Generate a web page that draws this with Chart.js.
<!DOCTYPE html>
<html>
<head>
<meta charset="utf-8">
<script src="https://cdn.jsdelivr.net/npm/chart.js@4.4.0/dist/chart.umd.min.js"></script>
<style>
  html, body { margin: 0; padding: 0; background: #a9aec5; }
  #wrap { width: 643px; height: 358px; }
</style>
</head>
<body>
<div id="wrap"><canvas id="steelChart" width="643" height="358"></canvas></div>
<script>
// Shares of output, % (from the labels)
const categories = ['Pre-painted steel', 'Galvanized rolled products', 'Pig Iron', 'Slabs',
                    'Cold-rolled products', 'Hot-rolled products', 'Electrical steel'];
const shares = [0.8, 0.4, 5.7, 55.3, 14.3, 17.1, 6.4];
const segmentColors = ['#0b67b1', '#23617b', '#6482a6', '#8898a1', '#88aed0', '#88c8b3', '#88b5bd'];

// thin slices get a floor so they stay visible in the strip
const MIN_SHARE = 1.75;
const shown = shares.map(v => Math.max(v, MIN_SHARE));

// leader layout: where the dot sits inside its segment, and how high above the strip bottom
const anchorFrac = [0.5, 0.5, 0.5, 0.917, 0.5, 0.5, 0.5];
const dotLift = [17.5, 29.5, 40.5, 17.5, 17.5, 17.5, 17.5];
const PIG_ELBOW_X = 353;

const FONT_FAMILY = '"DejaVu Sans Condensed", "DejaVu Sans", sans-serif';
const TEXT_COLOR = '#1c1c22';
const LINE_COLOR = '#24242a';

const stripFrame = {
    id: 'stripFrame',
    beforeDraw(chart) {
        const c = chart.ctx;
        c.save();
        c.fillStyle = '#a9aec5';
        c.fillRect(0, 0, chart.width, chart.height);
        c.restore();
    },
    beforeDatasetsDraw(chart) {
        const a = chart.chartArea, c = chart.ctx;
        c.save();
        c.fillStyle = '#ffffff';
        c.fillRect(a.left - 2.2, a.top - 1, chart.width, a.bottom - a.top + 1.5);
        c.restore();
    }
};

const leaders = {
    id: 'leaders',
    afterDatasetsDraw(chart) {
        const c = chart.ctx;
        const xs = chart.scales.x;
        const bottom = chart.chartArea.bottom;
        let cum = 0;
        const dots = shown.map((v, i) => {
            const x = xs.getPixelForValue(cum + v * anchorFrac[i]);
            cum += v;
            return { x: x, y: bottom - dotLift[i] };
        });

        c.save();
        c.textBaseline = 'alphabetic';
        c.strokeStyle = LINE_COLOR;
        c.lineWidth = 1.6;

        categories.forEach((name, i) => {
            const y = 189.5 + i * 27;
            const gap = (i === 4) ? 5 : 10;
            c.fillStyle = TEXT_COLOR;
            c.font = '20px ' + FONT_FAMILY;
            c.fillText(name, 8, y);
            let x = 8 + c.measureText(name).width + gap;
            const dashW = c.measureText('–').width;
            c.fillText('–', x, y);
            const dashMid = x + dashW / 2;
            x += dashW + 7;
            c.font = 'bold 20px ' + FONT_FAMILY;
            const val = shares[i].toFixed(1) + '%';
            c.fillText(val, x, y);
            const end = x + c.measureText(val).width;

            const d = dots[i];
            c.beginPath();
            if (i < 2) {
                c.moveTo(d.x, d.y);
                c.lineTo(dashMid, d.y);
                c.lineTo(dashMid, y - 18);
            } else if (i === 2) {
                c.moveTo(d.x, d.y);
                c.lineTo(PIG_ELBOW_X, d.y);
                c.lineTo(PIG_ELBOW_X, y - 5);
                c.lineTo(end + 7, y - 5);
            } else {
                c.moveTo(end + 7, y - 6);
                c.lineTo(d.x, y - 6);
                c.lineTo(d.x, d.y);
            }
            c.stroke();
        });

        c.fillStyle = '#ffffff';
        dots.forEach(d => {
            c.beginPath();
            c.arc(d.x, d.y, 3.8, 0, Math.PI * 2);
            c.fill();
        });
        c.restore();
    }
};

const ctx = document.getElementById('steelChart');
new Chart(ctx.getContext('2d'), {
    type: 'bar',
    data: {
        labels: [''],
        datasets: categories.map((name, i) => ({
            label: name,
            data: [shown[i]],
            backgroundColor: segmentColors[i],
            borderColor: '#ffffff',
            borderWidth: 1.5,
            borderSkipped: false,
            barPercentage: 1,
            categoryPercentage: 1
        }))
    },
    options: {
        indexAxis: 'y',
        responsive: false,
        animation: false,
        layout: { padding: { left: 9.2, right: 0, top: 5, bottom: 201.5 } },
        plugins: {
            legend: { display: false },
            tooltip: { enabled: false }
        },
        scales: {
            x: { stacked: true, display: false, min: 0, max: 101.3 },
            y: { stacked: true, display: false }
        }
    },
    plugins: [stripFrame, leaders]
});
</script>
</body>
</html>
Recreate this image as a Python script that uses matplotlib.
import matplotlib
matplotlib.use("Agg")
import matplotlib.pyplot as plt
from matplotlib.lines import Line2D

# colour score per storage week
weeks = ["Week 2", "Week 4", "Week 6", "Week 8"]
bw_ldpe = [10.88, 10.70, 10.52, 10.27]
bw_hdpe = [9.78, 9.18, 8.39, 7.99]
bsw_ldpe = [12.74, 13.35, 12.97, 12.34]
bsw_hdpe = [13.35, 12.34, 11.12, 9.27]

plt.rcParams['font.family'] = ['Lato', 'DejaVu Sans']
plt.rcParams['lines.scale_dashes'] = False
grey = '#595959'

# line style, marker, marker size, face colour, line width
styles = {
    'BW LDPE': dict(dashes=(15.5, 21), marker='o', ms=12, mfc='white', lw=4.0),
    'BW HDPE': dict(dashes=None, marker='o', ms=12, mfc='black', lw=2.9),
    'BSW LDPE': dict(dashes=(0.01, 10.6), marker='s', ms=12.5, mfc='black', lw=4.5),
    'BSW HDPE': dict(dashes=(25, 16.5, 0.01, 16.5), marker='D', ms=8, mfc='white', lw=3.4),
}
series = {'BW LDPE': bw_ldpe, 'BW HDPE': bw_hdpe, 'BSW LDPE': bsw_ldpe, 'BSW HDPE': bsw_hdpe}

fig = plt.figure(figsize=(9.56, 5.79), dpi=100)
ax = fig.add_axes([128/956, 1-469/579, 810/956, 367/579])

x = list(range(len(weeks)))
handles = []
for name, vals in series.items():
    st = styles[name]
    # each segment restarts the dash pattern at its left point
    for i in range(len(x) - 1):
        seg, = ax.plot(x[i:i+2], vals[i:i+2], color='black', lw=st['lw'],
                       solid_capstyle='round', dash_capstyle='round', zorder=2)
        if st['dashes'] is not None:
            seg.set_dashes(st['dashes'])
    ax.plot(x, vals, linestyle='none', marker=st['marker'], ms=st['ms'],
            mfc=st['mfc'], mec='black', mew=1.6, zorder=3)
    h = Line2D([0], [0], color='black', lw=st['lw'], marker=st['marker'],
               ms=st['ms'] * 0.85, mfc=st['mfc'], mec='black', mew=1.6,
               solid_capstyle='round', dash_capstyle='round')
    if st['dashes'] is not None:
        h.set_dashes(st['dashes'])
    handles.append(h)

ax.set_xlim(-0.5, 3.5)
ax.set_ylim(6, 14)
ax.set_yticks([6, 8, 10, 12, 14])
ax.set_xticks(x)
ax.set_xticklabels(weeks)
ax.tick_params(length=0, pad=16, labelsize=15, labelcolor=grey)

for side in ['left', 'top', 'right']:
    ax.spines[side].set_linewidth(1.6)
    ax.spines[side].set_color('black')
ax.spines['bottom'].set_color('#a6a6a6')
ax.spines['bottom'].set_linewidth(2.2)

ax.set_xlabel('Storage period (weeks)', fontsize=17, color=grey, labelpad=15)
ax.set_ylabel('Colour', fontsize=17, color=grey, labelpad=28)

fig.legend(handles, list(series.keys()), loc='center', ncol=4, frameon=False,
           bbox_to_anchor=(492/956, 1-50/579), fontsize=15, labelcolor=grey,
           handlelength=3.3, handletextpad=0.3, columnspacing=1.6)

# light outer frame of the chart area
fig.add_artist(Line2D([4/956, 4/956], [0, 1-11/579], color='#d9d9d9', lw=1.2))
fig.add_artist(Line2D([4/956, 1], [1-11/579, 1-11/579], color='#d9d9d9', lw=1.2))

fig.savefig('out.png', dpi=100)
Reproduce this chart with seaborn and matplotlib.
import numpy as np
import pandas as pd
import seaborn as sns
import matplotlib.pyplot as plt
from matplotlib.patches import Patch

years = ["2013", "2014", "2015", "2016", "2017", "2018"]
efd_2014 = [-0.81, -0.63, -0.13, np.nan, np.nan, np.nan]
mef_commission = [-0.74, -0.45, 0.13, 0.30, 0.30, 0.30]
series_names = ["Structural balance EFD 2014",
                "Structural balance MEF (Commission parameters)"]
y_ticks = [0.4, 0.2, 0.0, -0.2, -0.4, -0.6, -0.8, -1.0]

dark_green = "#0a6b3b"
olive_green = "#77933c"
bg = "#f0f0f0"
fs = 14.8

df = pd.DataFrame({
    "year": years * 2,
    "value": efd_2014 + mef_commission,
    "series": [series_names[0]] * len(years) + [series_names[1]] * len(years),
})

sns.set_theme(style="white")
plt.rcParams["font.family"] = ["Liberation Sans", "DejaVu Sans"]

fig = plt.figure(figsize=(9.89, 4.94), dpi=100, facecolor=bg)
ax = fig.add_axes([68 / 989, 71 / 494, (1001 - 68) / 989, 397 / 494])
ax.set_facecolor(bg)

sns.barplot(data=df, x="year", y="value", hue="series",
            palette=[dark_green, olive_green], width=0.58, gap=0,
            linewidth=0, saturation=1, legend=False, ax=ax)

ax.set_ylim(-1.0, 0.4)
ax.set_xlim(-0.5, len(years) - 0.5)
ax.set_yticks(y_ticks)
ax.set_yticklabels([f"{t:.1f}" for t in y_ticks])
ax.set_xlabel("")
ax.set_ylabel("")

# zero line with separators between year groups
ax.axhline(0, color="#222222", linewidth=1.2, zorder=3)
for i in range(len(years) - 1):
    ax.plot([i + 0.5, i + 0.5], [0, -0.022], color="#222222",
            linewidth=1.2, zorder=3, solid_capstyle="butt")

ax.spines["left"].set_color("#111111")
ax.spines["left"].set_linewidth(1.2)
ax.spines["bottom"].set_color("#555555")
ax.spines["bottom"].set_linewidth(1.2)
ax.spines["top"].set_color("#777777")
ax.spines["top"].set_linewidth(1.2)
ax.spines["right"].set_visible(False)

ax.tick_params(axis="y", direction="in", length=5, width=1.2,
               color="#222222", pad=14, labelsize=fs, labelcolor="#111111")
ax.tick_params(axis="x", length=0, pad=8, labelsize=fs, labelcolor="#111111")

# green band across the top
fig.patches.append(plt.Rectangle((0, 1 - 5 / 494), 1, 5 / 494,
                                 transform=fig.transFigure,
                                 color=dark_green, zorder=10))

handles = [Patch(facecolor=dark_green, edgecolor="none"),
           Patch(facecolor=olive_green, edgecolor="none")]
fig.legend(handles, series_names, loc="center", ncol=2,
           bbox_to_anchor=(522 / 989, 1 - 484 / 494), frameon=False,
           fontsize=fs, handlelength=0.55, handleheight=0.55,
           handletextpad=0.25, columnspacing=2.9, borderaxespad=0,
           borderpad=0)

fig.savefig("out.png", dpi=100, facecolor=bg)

DIRECTIVE -
In the listing above, locate the line containing "Recreate this image" and the line containing "ax.tick_params(length=0, pad=16, labelsize=15, labelcolor=grey)". Extract those two lines and every line between them, exactly as written, and only those.

FINAL ANSWER -
Recreate this image as a Python script that uses matplotlib.
import matplotlib
matplotlib.use("Agg")
import matplotlib.pyplot as plt
from matplotlib.lines import Line2D

# colour score per storage week
weeks = ["Week 2", "Week 4", "Week 6", "Week 8"]
bw_ldpe = [10.88, 10.70, 10.52, 10.27]
bw_hdpe = [9.78, 9.18, 8.39, 7.99]
bsw_ldpe = [12.74, 13.35, 12.97, 12.34]
bsw_hdpe = [13.35, 12.34, 11.12, 9.27]

plt.rcParams['font.family'] = ['Lato', 'DejaVu Sans']
plt.rcParams['lines.scale_dashes'] = False
grey = '#595959'

# line style, marker, marker size, face colour, line width
styles = {
    'BW LDPE': dict(dashes=(15.5, 21), marker='o', ms=12, mfc='white', lw=4.0),
    'BW HDPE': dict(dashes=None, marker='o', ms=12, mfc='black', lw=2.9),
    'BSW LDPE': dict(dashes=(0.01, 10.6), marker='s', ms=12.5, mfc='black', lw=4.5),
    'BSW HDPE': dict(dashes=(25, 16.5, 0.01, 16.5), marker='D', ms=8, mfc='white', lw=3.4),
}
series = {'BW LDPE': bw_ldpe, 'BW HDPE': bw_hdpe, 'BSW LDPE': bsw_ldpe, 'BSW HDPE': bsw_hdpe}

fig = plt.figure(figsize=(9.56, 5.79), dpi=100)
ax = fig.add_axes([128/956, 1-469/579, 810/956, 367/579])

x = list(range(len(weeks)))
handles = []
for name, vals in series.items():
    st = styles[name]
    # each segment restarts the dash pattern at its left point
    for i in range(len(x) - 1):
        seg, = ax.plot(x[i:i+2], vals[i:i+2], color='black', lw=st['lw'],
                       solid_capstyle='round', dash_capstyle='round', zorder=2)
        if st['dashes'] is not None:
            seg.set_dashes(st['dashes'])
    ax.plot(x, vals, linestyle='none', marker=st['marker'], ms=st['ms'],
            mfc=st['mfc'], mec='black', mew=1.6, zorder=3)
    h = Line2D([0], [0], color='black', lw=st['lw'], marker=st['marker'],
               ms=st['ms'] * 0.85, mfc=st['mfc'], mec='black', mew=1.6,
               solid_capstyle='round', dash_capstyle='round')
    if st['dashes'] is not None:
        h.set_dashes(st['dashes'])
    handles.append(h)

ax.set_xlim(-0.5, 3.5)
ax.set_ylim(6, 14)
ax.set_yticks([6, 8, 10, 12, 14])
ax.set_xticks(x)
ax.set_xticklabels(weeks)
ax.tick_params(length=0, pad=16, labelsize=15, labelcolor=grey)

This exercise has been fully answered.